Stored data:

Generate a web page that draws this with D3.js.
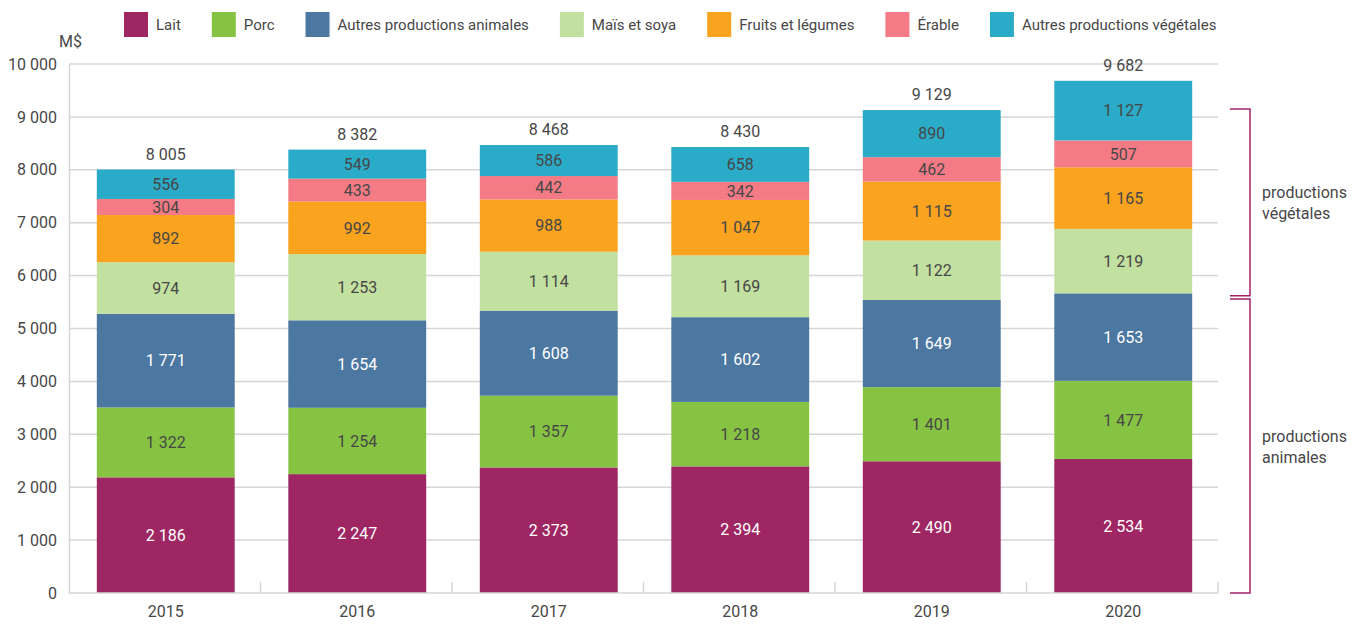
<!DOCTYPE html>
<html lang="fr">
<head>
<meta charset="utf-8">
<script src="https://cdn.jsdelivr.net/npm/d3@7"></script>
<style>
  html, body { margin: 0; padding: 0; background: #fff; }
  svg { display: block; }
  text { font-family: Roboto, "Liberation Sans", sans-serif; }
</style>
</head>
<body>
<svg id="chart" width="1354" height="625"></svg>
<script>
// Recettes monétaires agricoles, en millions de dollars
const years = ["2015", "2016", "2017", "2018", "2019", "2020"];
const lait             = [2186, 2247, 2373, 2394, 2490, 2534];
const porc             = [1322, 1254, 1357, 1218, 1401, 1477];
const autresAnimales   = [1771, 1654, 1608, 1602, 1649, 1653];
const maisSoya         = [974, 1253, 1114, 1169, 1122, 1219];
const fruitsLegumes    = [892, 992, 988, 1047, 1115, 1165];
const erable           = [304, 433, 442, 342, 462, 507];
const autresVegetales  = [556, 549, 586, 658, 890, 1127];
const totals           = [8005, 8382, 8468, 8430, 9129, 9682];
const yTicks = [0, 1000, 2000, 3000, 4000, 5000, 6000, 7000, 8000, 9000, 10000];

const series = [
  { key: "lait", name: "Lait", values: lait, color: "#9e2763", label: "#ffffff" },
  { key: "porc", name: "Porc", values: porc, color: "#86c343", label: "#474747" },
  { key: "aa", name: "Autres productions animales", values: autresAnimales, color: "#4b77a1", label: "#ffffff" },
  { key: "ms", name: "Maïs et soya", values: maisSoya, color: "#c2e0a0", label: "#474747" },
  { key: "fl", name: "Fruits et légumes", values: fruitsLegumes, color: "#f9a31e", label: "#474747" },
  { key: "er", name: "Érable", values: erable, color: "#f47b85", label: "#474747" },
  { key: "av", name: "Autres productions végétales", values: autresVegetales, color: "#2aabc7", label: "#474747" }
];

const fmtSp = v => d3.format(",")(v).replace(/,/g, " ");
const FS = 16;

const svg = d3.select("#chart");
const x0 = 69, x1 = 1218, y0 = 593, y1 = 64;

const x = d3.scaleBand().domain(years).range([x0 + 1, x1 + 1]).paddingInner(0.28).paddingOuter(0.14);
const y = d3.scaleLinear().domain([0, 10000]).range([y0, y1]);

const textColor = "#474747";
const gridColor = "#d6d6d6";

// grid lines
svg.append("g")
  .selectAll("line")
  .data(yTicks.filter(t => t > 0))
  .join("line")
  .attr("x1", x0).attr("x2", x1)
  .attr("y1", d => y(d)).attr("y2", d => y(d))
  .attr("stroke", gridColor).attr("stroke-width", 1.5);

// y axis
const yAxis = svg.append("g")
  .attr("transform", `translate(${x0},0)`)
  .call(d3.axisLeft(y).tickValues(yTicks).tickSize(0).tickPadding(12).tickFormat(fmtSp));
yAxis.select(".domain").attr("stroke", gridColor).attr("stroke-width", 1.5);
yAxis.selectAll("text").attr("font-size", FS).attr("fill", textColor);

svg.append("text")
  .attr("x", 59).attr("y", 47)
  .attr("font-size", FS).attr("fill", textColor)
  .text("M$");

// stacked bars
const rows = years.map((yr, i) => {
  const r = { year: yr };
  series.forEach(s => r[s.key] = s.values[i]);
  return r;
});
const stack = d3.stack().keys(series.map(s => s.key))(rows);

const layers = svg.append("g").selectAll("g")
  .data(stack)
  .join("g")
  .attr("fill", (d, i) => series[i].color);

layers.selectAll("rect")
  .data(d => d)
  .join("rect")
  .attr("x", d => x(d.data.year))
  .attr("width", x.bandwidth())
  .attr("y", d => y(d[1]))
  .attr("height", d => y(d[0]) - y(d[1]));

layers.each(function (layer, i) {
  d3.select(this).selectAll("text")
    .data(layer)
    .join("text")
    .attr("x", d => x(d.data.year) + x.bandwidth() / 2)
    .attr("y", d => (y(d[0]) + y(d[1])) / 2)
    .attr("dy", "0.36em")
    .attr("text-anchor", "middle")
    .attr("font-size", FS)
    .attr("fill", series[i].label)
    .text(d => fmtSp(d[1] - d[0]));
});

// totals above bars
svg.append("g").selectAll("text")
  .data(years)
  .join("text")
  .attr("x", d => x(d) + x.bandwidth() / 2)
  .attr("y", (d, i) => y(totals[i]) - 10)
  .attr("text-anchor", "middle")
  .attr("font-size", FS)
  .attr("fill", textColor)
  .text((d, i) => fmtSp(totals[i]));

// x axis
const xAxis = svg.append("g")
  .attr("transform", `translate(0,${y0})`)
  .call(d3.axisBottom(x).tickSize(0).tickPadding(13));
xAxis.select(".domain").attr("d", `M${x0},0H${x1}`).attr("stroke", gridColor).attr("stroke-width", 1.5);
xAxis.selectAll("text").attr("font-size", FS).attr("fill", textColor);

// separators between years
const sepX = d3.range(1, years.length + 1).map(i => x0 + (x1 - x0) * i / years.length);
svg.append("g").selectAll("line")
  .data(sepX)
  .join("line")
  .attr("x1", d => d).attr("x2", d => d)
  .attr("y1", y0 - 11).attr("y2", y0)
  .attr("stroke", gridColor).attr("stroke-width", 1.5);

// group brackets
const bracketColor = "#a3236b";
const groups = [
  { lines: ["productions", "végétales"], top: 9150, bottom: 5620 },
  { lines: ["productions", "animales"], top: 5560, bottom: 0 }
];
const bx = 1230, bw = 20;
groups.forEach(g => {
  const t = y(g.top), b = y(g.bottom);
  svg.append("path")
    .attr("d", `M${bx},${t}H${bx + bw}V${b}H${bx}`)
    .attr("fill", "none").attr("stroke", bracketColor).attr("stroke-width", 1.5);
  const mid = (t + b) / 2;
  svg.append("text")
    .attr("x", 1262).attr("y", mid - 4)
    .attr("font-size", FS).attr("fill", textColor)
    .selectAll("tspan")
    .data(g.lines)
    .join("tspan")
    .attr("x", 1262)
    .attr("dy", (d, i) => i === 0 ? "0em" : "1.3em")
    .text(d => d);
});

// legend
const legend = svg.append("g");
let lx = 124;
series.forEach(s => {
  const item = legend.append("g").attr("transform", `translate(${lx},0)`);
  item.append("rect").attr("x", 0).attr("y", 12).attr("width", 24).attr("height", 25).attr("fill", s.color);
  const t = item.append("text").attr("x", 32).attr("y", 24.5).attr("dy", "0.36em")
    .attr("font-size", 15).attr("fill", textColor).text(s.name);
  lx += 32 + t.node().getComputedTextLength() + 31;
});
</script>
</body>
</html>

Given problem: Copy each line that holds the word "this".

Answer below:
Generate a web page that draws this with D3.js.
  d3.select(this).selectAll("text")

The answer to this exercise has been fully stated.